Silo a ouvert en octobre dernier. Nous avions rencontré Douglas McMaster en juillet pour lui parler de son restaurant, qui peut accueillir jusqu'à 50 personnes. McMaster le décrivait comme un « système de restauration pré-industriel », visant à limiter le nombre d'intermédiaires dans un souci de traçabilité, et à respecter les cycles saisonniers. Silo aura ses yaourts maison, fera fermenter son propre vinaigre, moudra sa farine, fera pousser ses champignons, fabriquera son chocolat de la fève à la tablette, et contrôlera l'ensemble de sa chaîne de production en gardant toujours à l'esprit son objectif « zéro déchets ». Ce qui signifie zéro sac poubelle, zéro produits de nettoyage industriels, et surtout zéro restes au fond de bennes puantes.

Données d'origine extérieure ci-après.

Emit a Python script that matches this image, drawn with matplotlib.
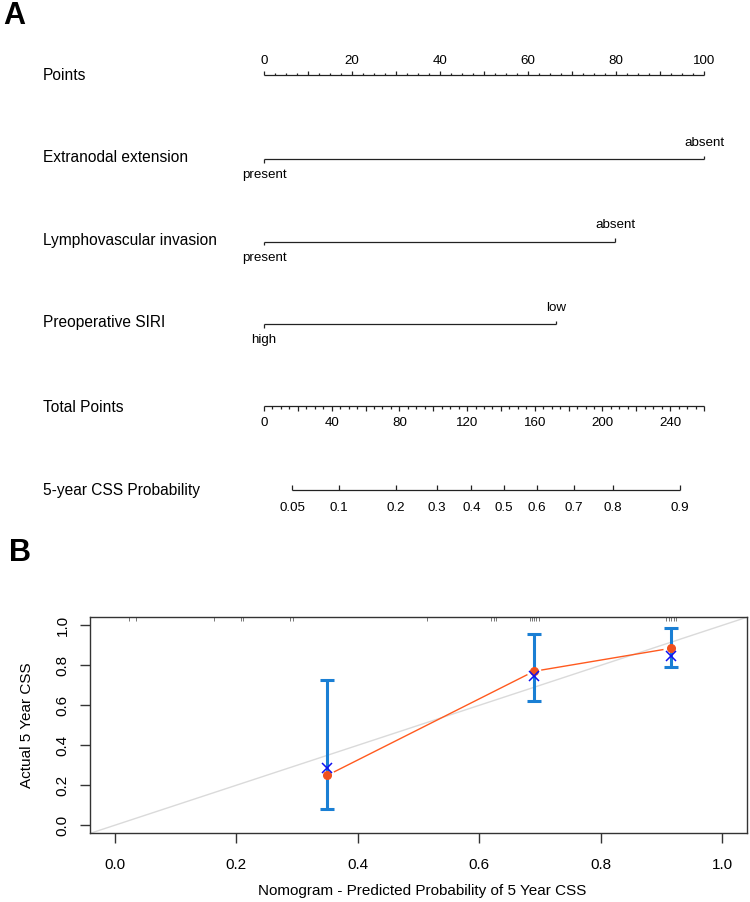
import numpy as np
import matplotlib
matplotlib.use('Agg')
import matplotlib.pyplot as plt

plt.rcParams['font.family'] = ['Liberation Sans', 'DejaVu Sans']

# ---- nomogram data ----
row_names = ['Points', 'Extranodal extension', 'Lymphovascular invasion',
             'Preoperative SIRI', 'Total Points', '5-year CSS Probability']
factor_levels = [['present', 'absent'], ['present', 'absent'], ['high', 'low']]
factor_points = [[0, 100], [0, 79.8], [0, 66.4]]
total_max = 260
prob_labels = ['0.05', '0.1', '0.2', '0.3', '0.4', '0.5', '0.6', '0.7', '0.8', '0.9']
prob_total_points = [16.7, 44.5, 77.8, 102.2, 122.5, 142.0, 161.3, 183.3, 206.0, 245.8]

# ---- calibration data ----
predicted = [0.35, 0.69, 0.915]
observed = [0.25, 0.77, 0.885]
corrected = [0.287, 0.748, 0.845]
ci_low = [0.083, 0.622, 0.792]
ci_high = [0.728, 0.957, 0.985]
rug = [0.023, 0.036, 0.163, 0.208, 0.212, 0.288, 0.293, 0.514, 0.620, 0.624,
       0.627, 0.683, 0.687, 0.690, 0.694, 0.698, 0.908, 0.912, 0.916, 0.920, 0.924]

W, H = 750, 902
fig = plt.figure(figsize=(W / 100, H / 100), dpi=100)

# top panel: x in points, y in pixel rows
top_h = 520
ax = fig.add_axes([0, (H - top_h) / H, 1, top_h / H])
px = 4.4  # pixels per point
ax.set_xlim(-264 / px, (W - 264) / px)
ax.set_ylim(top_h, 0)
ax.axis('off')

name_fs = 11.2
lab_fs = 9.6
lc = '#222222'
lw = 0.9
row_y = [75, 158, 241, 323, 407, 490]
for name, y in zip(row_names, row_y):
    ax.text(43 / px - 264 / px, y, name, fontsize=name_fs, va='center', ha='left')

# points scale
y = 75
ax.hlines(y, 0, 100, color=lc, lw=lw)
for t in np.arange(0, 100.01, 2.5):
    ln = 4.5 if t % 10 == 0 else 2.5
    ax.vlines(t, y - ln, y, color=lc, lw=lw)
for t in range(0, 101, 20):
    ax.text(t, 61, str(t), fontsize=lab_fs, ha='center', va='center')

# factor rows
for levels, pts, y in zip(factor_levels, factor_points, [159, 241.5, 324]):
    ax.hlines(y, pts[0], pts[1], color=lc, lw=lw)
    ax.vlines(pts[0], y, y + 3.5, color=lc, lw=lw)
    ax.vlines(pts[1], y - 3.5, y, color=lc, lw=lw)
    ax.text(pts[0], y + 16, levels[0], fontsize=lab_fs, ha='center', va='center')
    ax.text(pts[1], y - 16, levels[1], fontsize=lab_fs, ha='center', va='center')

# total points scale
y = 406
sc = 100 / total_max
ax.hlines(y, 0, total_max * sc, color=lc, lw=lw)
for t in np.arange(0, total_max + 0.01, 5):
    ln = 4.5 if t % 20 == 0 else 2.5
    ax.vlines(t * sc, y, y + ln, color=lc, lw=lw)
for t in range(0, 241, 40):
    ax.text(t * sc, 423, str(t), fontsize=lab_fs, ha='center', va='center')

# probability scale
y = 490
xs = [p * sc for p in prob_total_points]
ax.hlines(y, xs[0], xs[-1], color=lc, lw=lw)
for xv, lab in zip(xs, prob_labels):
    ax.vlines(xv, y - 5, y, color=lc, lw=lw)
    ax.text(xv, 508, lab, fontsize=lab_fs, ha='center', va='center')

fig.text(3 / W, 1 - 1 / H, 'A', fontsize=22, fontweight='bold', va='top', ha='left')
fig.text(9 / W, 1 - 538 / H, 'B', fontsize=22, fontweight='bold', va='top', ha='left')

# ---- calibration panel ----
l, r, t_, b = 90.3, 746.7, 617.3, 833.3
cx = fig.add_axes([l / W, (H - b) / H, (r - l) / W, (b - t_) / H])
cx.set_xlim(-0.04, 1.04)
cx.set_ylim(-0.04, 1.04)
for s in cx.spines.values():
    s.set_color('#333333')
    s.set_linewidth(1)
cx.axline((0, 0), (1, 1), color='#DADADA', lw=1, zorder=1)

ticks = [0.0, 0.2, 0.4, 0.6, 0.8, 1.0]
cx.set_xticks(ticks)
cx.set_yticks(ticks)
cx.set_xticklabels(['%.1f' % v for v in ticks])
cx.set_yticklabels(['%.1f' % v for v in ticks])
cx.tick_params(axis='both', length=7, width=1, color='#333333', labelsize=11)
cx.tick_params(axis='x', pad=11)
cx.tick_params(axis='y', pad=8, labelrotation=90)
for lbl in cx.get_yticklabels():
    lbl.set_va('center')

cx.vlines(rug, 0.985, 1.0, transform=cx.get_xaxis_transform(), color='#777777', lw=0.7)

err_c = '#1A7FD4'
cx.errorbar(predicted, observed,
            yerr=[np.array(observed) - np.array(ci_low), np.array(ci_high) - np.array(observed)],
            fmt='none', ecolor=err_c, elinewidth=2.2, capsize=5, capthick=2.2, zorder=3)

# line between observed points with small gaps (like R type='b')
tr = cx.transData
disp = tr.transform(np.column_stack([predicted, observed]))
gap = 8
for i in range(len(disp) - 1):
    p, q = disp[i], disp[i + 1]
    d = q - p
    u = d / np.hypot(*d)
    seg = tr.inverted().transform(np.array([p + u * gap, q - u * gap]))
    cx.plot(seg[:, 0], seg[:, 1], color='#FF5A1F', lw=1, zorder=4)

cx.plot(predicted, observed, 'o', color='#F0501E', ms=5.5, zorder=5)
cx.plot(predicted, corrected, 'x', color='#1010F0', ms=7, mew=1.1, zorder=6)

cx.set_xlabel('Nomogram - Predicted Probability of 5 Year CSS', fontsize=11, va='center')
cx.set_ylabel('Actual 5 Year CSS', fontsize=11, va='center')
cx.xaxis.set_label_coords(0.505, (b - 891) / (b - t_))
cx.yaxis.set_label_coords((27 - l) / (r - l), 0.5)

fig.savefig('out.png', dpi=100)
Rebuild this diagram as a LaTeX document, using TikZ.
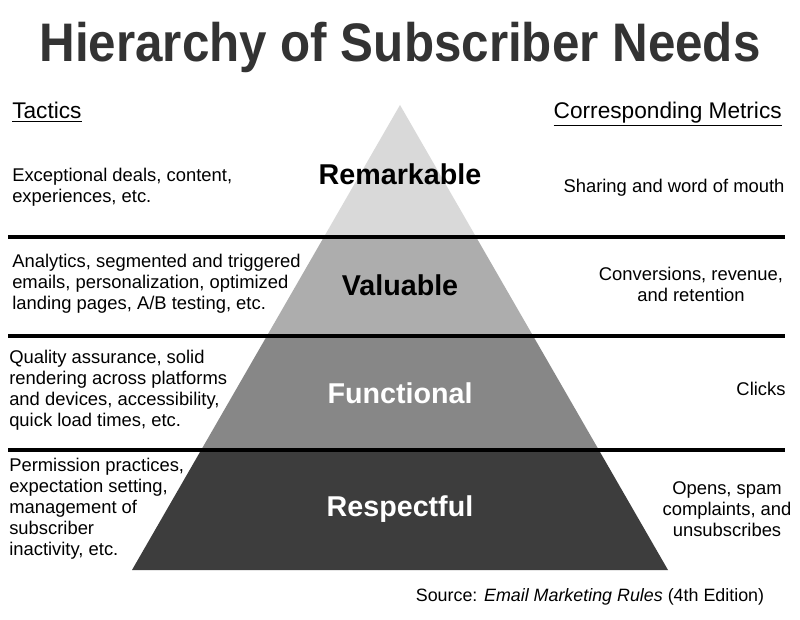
\documentclass[tikz,border=0pt]{standalone}
\usepackage{fontspec}
\setmainfont{Liberation Sans}
\begin{document}
\begin{tikzpicture}[x=0.75pt,y=-0.75pt,
  txt/.style={font=\fontsize{13.8}{15.8}\selectfont,align=left,anchor=west,inner sep=0},
  rtxt/.style={font=\fontsize{13.8}{15.8}\selectfont,align=center,inner sep=0},
  lvl/.style={font=\bfseries\fontsize{21.5}{24}\selectfont,inner sep=0},
  sep/.style={line width=2.5pt}]
\useasboundingbox (0,0) rectangle (800,620);
\fill[white] (0,0) rectangle (800,620);
\begin{scope}
\clip (400,105) -- (668,570) -- (132,570) -- cycle;
\fill[black!15] (0,100) rectangle (800,237);
\fill[black!32] (0,237) rectangle (800,336);
\fill[black!47] (0,336) rectangle (800,450);
\fill[black!76] (0,450) rectangle (800,575);
\end{scope}
\draw[sep] (8,237) -- (785,237);
\draw[sep] (8,336) -- (785,336);
\draw[sep] (8,450) -- (785,450);
\node[font=\bfseries\fontsize{37}{40}\selectfont,text=black!80,yscale=1.1] (title) at (400,47) {Hierarchy of Subscriber Needs};
\node[font=\fontsize{17}{20}\selectfont,anchor=west,inner sep=0] (tl) at (12,112) {\underline{Tactics}};
\node[font=\fontsize{17}{20}\selectfont,anchor=east,inner sep=0] (tr) at (782,114) {\underline{Corresponding Metrics}};
\node[lvl] (l1) at (400,174) {Remarkable};
\node[lvl] (l2) at (400,285) {Valuable};
\node[lvl,text=white] (l3) at (400,393) {Functional};
\node[lvl,text=white] (l4) at (400,509) {Respectful};
\node[txt] (t1) at (12,187) {Exceptional deals, content,\\experiences, etc.};
\node[txt] (t2) at (12,284) {Analytics, segmented and triggered\\emails, personalization, optimized\\landing pages, A/B testing, etc.};
\node[txt] (t3) at (9,390) {Quality assurance, solid\\rendering across platforms\\and devices, accessibility,\\quick load times, etc.};
\node[txt] (t4) at (9,509) {Permission practices,\\expectation setting,\\management of\\subscriber\\inactivity, etc.};
\node[rtxt] (m1) at (674,188) {Sharing and word of mouth};
\node[rtxt] (m2) at (691,284) {Conversions, revenue,\\and retention};
\node[rtxt] (m3) at (761,389) {Clicks};
\node[rtxt] (m4) at (727,509) {Opens, spam\\complaints, and\\unsubscribes};
\node[font=\fontsize{13.4}{16}\selectfont,inner sep=0] (src) at (590,597) {Source: \textit{Email Marketing Rules} (4th Edition)};
\end{tikzpicture}
\end{document}
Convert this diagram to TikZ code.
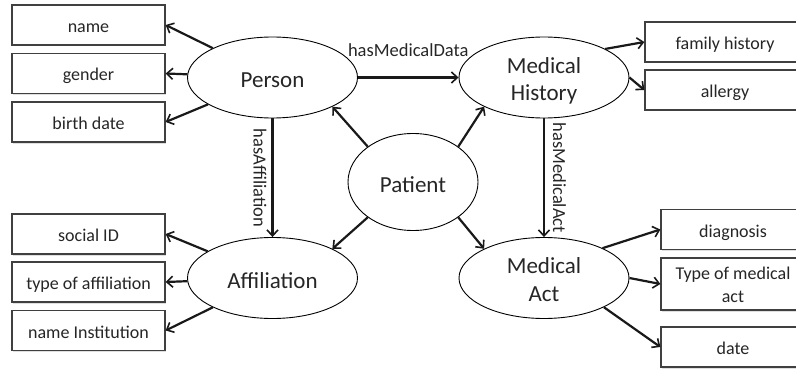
\documentclass[tikz,border=0pt]{standalone}
\usepackage{fontspec}
\setmainfont{Carlito}
\usetikzlibrary{arrows.meta,shadows,shapes.geometric}
\begin{document}
\begin{tikzpicture}[x=1pt,y=-1pt,
  every node/.style={font=\fontsize{18}{23}\selectfont, text=black!85},
  attr/.style={draw=black!75, line width=1.3pt, fill=white, rectangle, inner sep=0pt,
    minimum width=153pt, minimum height=40pt, align=center, text height=15pt, text depth=0pt,
    drop shadow={shadow xshift=1.2pt, shadow yshift=-1.5pt, opacity=0.25}},
  rattr/.style={attr, minimum width=160pt},
  cls/.style={draw=black, line width=0.9pt, fill=white, ellipse, inner sep=0pt,
    minimum width=170pt, minimum height=81pt, align=center, text height=21pt, text depth=0pt,
    font=\fontsize{23}{28}\selectfont},
  cls2/.style={cls, text height=47pt},
  arr/.style={line width=2.2pt, draw=black!90, -{Straight Barb[length=6pt,width=11pt,line width=1.6pt]}},
  lbl/.style={inner sep=0pt, font=\fontsize{18.5}{22}\selectfont}
]
\clip (0,0) rectangle (796,369);
% class ellipses
\node[cls] (person) at (272.5,77.5) {Person};
\node[cls2] (mh) at (544,77.5) {Medical\\History};
\node[cls] (aff) at (272.5,278) {Affiliation};
\node[cls2] (ma) at (544,278) {Medical\\Act};
\node[cls, minimum width=130pt, minimum height=97pt] (patient) at (413,182) {Patient};
% attribute boxes left
\node[attr] (name) at (88.5,25) {name};
\node[attr] (gender) at (88.5,73.5) {gender};
\node[attr] (birth) at (88.5,122) {birth date};
\node[attr] (social) at (88.5,234) {social ID};
\node[attr] (typeaff) at (88.5,282) {type of affiliation};
\node[attr] (inst) at (88.5,330.5) {name Institution};
% attribute boxes right
\node[rattr] (family) at (725,42) {family history};
\node[rattr] (allergy) at (725,90) {allergy};
\node[rattr, minimum width=144pt] (diag) at (733,229.5) {diagnosis};
\node[rattr, minimum width=144pt, minimum height=52pt, text height=37pt] (typeact) at (733,284) {Type of medical\\act};
\node[rattr, minimum width=144pt] (date) at (733,347) {date};
% person attributes
\draw[arr] (person) -- (name.east);
\draw[arr] (person) -- (gender.east);
\draw[arr] (person) -- (birth.east);
% affiliation attributes
\draw[arr] (aff) -- (social.east);
\draw[arr] (aff) -- (typeaff.east);
\draw[arr] (aff) -- (inst.east);
% medical history attributes
\draw[arr] (mh.25) -- (family.west);
\draw[arr] (mh.east) -- (allergy.west);
% medical act attributes
\draw[arr] (ma.27) -- (diag.west);
\draw[arr] (ma.east) -- (typeact.west);
\draw[arr] (ma.-26) -- (date.west);
% patient links
\draw[arr] (patient.142) -- (person.-26);
\draw[arr] (patient.38) -- (mh.206);
\draw[arr] (patient.218) -- (aff.26);
\draw[arr] (patient.322) -- (ma.154);
% relations
\draw[arr] (person.east) -- node[lbl, midway, above=20pt] (lmd) {hasMedicalData} (mh.west);
\draw[arr] (person.south) -- node[lbl, midway, rotate=-90, anchor=north, yshift=-5pt] (laff) {hasAffiliation} (aff.north);
\draw[arr] (mh.south) -- node[lbl, midway, rotate=-90, anchor=south, yshift=8pt] (lma) {hasMedicalAct} (ma.north);
\end{tikzpicture}
\end{document}
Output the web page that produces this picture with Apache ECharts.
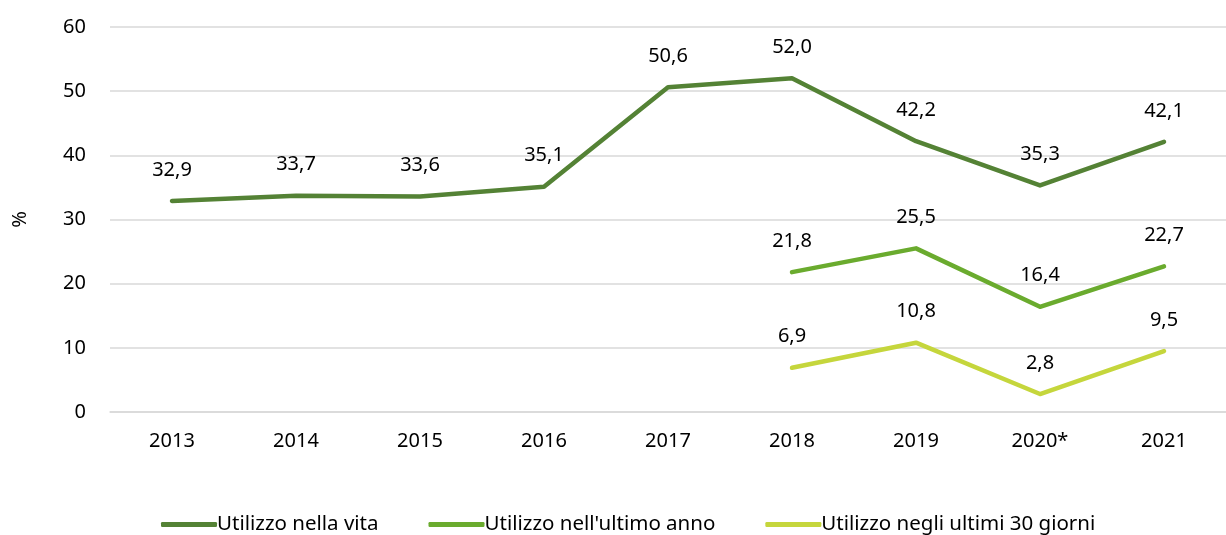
<!DOCTYPE html>
<html><head><meta charset="utf-8">
<script src="https://cdn.jsdelivr.net/npm/echarts@6/dist/echarts.min.js"></script>
<style>html,body{margin:0;padding:0;background:#fff}#c{width:1226px;height:535px}</style>
</head><body><div id="c"></div>
<script>
const categories = ['2013','2014','2015','2016','2017','2018','2019','2020*','2021'];
const vita = [32.9, 33.7, 33.6, 35.1, 50.6, 52.0, 42.2, 35.3, 42.1];
const anno = [null, null, null, null, null, 21.8, 25.5, 16.4, 22.7];
const giorni30 = [null, null, null, null, null, 6.9, 10.8, 2.8, 9.5];
const yTicks = [0, 10, 20, 30, 40, 50, 60];
const seriesNames = ['Utilizzo nella vita', "Utilizzo nell'ultimo anno", 'Utilizzo negli ultimi 30 giorni'];
const colors = ['#548235', '#6AAB2E', '#C5D63C'];

const font = 'Noto Sans';
function mk(name, data, color) {
  return {
    name, type: 'line', data, connectNulls: false,
    symbol: 'circle', symbolSize: 0.01, showSymbol: true, smooth: false,
    lineStyle: { color, width: 4.5, cap: 'round', join: 'round' },
    itemStyle: { color },
    label: {
      show: true, position: 'top', distance: 21,
      formatter: p => p.value == null ? '' : p.value.toFixed(1).replace('.', ','),
      fontFamily: font, fontSize: 20, color: '#000'
    }
  };
}
const chart = echarts.init(document.getElementById('c'));
chart.setOption({
  animation: false,
  color: colors,
  grid: { left: 110, right: -9, top: 27, bottom: 123 },
  legend: {
    top: 509, left: 156, itemWidth: 56, itemHeight: 5, itemGap: 50,
    icon: 'roundRect',
    textStyle: { fontFamily: font, fontSize: 20.5, color: '#000', padding: [0,0,0,-5] },
    data: seriesNames
  },
  xAxis: {
    type: 'category', data: categories, boundaryGap: true,
    axisLine: { show: true, lineStyle: { color: '#d9d9d9', width: 1.5 } },
    axisTick: { show: false },
    axisLabel: { fontFamily: font, fontSize: 20, color: '#000', margin: 19 }
  },
  yAxis: {
    type: 'value', min: yTicks[0], max: yTicks[yTicks.length-1], interval: 10,
    name: '%', nameLocation: 'middle', nameGap: 80, nameRotate: 90,
    nameTextStyle: { fontFamily: font, fontSize: 20, color: '#000' },
    axisLine: { show: false }, axisTick: { show: false },
    axisLabel: { fontFamily: font, fontSize: 20, color: '#000', margin: 24 },
    splitLine: { lineStyle: { color: '#d9d9d9', width: 1.5 } }
  },
  series: [mk(seriesNames[0], vita, colors[0]), mk(seriesNames[1], anno, colors[1]), mk(seriesNames[2], giorni30, colors[2])]
});
</script></body></html>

Une machine à compost à 22 000£, la première en son genre en Grande-Bretagne, sera là pour y veiller. À l'époque, voilà ce que nous avait dit l'homme qui pense que le « gâchis est dû à un manque d'imagination ».

MUNCHIES : Salut Douglas. Comment l'idée d'ouvrir Silo t'est-elle venue ?

Douglas McMaster: Quand j'habitais à Melbourne, je travaillais avec l'artiste Hollandais Joost Bakker. Ce type appartient à la cinquième génération d'une famille d'agriculteurs - normal, il est hollandais - et il est en osmose parfaite avec la nature. Silo correspond au concept que nous avons créé ensemble à Melbourne - l'idée était d'utiliser les restes de nourriture pour en faire du compost qui servirait ensuite à faire pousser nos aliments. Il est ma plus grande source d'inspiration et a trouvé la façon la plus innovante d'utiliser les déchets. Il a même créé des œuvres d'art à partir de déchets.

Publicité

Ok. Et pourquoi ouvrir Silo en Grande Bretagne ?

Joost et moi avons créé Silo deux ans auparavant à Melbourne et je m'en suis occupé pendant un an. La dynamique et la réputation grandissante du concept étaient vraiment enivrantes, mais j'ai dû retourner en Grande-Bretagne pour des raisons familiales ; et malgré ma riche carrière à l'étranger, ma réputation en Grande-Bretagne restait à faire. Ça s'annonçait comme un véritable challenge. Un jour, en passant à côté de la fac de Brighton, je suis tombé par chance sur cet incroyable entrepôt. J'ai tapé à la porte et demandé au propriétaire du bâtiment s'il voulait bien me le louer. Il m'a demandé ce que je comptais faire au sein de ces murs et a été tellement enchanté par l'idée de monter Silo qu'il est très impliqué dans la réalisation de ce projet depuis.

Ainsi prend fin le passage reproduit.